Pull out each line of the records holding the string "that".

AVAILABLE RECORDS –
┄┄┄┄┄┄┄┄┄┄┄┄┄┄┄┄┄┄┄┄

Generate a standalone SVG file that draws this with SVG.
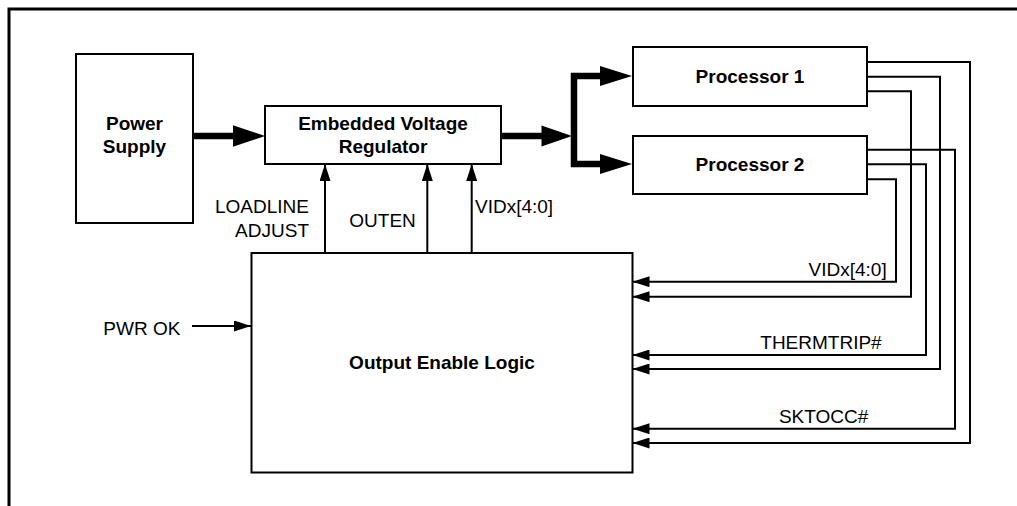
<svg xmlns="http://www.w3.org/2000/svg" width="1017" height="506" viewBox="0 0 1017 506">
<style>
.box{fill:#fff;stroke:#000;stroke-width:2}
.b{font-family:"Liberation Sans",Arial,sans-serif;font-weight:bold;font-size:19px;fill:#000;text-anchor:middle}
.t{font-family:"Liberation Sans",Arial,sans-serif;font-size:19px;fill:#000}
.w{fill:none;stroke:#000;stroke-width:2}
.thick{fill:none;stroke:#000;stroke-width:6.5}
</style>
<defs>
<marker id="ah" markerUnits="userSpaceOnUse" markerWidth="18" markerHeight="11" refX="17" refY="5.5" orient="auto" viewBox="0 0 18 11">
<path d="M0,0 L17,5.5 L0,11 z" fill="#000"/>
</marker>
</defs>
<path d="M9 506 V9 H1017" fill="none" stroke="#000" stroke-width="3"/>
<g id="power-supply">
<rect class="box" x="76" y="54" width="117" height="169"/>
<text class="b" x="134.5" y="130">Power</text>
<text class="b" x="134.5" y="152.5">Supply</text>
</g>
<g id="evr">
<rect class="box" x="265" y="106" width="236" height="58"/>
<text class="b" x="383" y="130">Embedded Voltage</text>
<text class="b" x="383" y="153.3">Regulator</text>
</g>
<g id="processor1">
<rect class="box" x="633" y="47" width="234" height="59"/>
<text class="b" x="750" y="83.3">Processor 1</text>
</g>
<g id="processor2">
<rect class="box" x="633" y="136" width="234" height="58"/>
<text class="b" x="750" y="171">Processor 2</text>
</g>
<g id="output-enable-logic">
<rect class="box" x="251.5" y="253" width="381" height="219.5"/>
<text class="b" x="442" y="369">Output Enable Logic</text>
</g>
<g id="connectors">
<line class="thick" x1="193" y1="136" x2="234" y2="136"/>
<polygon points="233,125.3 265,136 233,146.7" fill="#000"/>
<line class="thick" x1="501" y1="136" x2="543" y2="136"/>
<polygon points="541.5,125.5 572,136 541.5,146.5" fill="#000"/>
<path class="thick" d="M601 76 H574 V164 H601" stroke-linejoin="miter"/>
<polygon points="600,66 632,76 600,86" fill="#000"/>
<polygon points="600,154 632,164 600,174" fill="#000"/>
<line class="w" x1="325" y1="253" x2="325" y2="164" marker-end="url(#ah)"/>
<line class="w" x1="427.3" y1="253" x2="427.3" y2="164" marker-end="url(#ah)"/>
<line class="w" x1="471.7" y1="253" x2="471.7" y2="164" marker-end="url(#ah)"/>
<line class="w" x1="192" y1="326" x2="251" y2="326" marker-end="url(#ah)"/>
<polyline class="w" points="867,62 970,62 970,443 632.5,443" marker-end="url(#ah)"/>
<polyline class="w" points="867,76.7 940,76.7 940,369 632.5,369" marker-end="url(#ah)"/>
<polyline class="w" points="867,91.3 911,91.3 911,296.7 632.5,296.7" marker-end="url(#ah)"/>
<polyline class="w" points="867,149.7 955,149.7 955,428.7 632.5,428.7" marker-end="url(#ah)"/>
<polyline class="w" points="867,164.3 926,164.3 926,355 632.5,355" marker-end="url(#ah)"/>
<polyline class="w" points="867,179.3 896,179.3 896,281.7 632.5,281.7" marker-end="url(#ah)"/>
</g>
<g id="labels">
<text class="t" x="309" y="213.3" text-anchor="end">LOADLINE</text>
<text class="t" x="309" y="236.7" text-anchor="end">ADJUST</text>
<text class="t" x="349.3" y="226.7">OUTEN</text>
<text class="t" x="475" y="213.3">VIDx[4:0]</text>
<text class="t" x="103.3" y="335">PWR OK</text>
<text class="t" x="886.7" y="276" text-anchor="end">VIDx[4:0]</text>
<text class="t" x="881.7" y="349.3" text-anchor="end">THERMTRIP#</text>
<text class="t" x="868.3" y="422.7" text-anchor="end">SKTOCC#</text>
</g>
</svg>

┄┄┄┄┄┄┄┄┄┄┄┄┄┄┄┄┄┄┄┄

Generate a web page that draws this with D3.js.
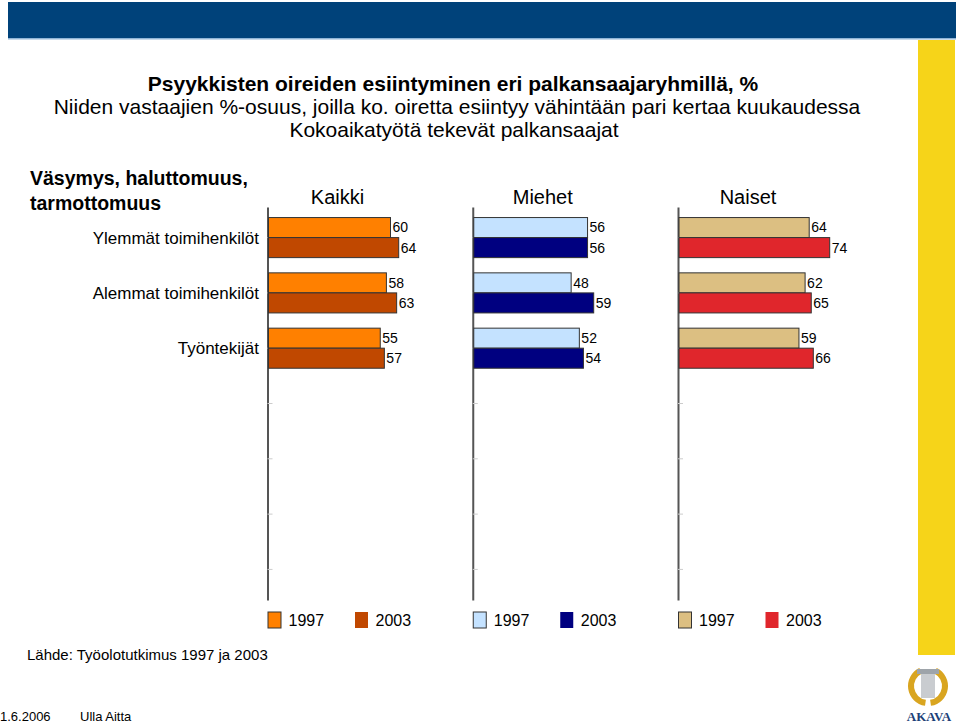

┄┄┄┄┄┄┄┄┄┄┄┄┄┄┄┄┄┄┄┄

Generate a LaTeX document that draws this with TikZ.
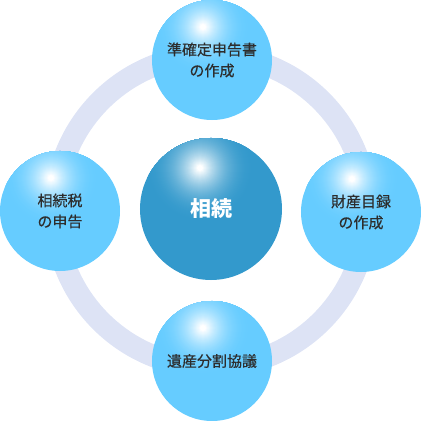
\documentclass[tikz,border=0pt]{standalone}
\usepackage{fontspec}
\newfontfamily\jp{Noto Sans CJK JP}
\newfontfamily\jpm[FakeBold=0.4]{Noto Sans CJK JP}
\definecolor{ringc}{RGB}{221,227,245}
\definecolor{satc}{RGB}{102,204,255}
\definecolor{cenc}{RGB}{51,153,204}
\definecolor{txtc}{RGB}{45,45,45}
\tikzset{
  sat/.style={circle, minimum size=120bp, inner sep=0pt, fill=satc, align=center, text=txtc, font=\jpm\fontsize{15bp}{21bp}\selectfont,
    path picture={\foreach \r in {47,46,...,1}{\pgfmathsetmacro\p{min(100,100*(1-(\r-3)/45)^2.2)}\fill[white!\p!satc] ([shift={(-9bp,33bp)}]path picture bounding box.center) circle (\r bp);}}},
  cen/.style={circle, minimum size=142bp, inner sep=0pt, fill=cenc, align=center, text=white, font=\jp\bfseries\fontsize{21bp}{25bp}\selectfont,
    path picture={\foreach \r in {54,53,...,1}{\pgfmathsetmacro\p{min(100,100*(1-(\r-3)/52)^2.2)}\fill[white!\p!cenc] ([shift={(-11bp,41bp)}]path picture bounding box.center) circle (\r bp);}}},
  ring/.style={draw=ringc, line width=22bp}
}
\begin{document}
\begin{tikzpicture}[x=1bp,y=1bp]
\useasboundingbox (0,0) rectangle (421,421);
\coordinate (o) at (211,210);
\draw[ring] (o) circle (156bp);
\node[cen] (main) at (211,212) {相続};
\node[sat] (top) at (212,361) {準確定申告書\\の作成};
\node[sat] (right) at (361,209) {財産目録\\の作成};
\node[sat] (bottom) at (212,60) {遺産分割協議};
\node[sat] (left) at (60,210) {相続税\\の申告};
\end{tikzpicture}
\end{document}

┄┄┄┄┄┄┄┄┄┄┄┄┄┄┄┄┄┄┄┄

RESULT –
Generate a standalone SVG file that draws this with SVG.
Generate a web page that draws this with D3.js.
Generate a LaTeX document that draws this with TikZ.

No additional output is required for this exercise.